No Clear Choice
May 18, 2012
By Joel Moskowitz
This past week’s announcement that JP Morgan-Chase lost $2 billion in a faulty hedging strategy surprised no one. As is typical when this happens, an executive at the world’s largest bank fell on her sword and resigned and then the lobbyists and bank mouthpieces went to work explaining how this loss was not prevented by increased financial regulation, thus we should not use this incident to call for more regulation but for less.
Alternatively, President Obama’s declaration that he now supports gay marriage, an evolving position, while welcome by his base is seen as a desperate, transparent move to reenergize those who so enthusiastically supported him in 2008 but whom for the most part he has disappointed since.
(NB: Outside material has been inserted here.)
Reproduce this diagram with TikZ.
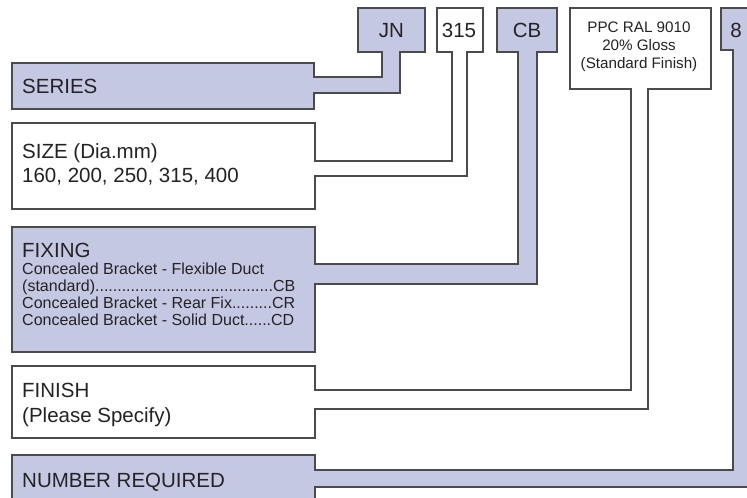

After three and a half years of trying to govern like Bill Clinton, Obama finally figured out he needs be the guy he sold us on in the last election.
Both Republicans and Democrats have done an equally stellar job at turning off everyone. No one really believes that the political class is interested in anything else but holding onto their positions of power. Republicans will have you believe that letting the Bush tax cuts, one of the largest transferences of wealth in history — expire, is a tax increase. The Democrats who run the Senate will have you think that they have an alternative to the Republican proposed budget, but they have yet to put one forward. In the meantime, we all know they lie and that for most of us things have not gotten better and it is 100 percent thanks to the politicians in Washington.
Obama supporters feel let down, not one indictment by the Justice Department for the massive fraud perpetrated by the banks in the lead up to the financial crisis. Republican voters, unenthusiastic about their presidential candidate, have let the Tea baggers take over the rest of the party perhaps ending their dream of winning back the Senate and perhaps even risking the majority they have in the house.
My sense is that a chastened Obama, pushed to the left in his reelection quest, will appeal more to the 99 percent than Romney. Romney will wink his eyes at moderates to remind them that he was, after all, Governor of Massachusetts, not Texas, but most feel that he has been hogtied by an evermore extreme rightwing party. Perhaps the most interesting thing about the upcoming election is how uninterested most people are in it. This apathy is borne out by the cynicism generated by the gridlock in the nation’s capital, a traffic jam not likely to be untangled by the next election, so why bother?
Either way it goes it seems for now to be a close race. I hope the winner takes a page from George W. Bush, who despite losing the popular vote in 2000, governed in his first term as if he received a Reagan like mandate. After all, to the winner go the spoils, right? This time around we will be less interested in ideology and more in who can get us out of this mess, or if we can get out of it at all.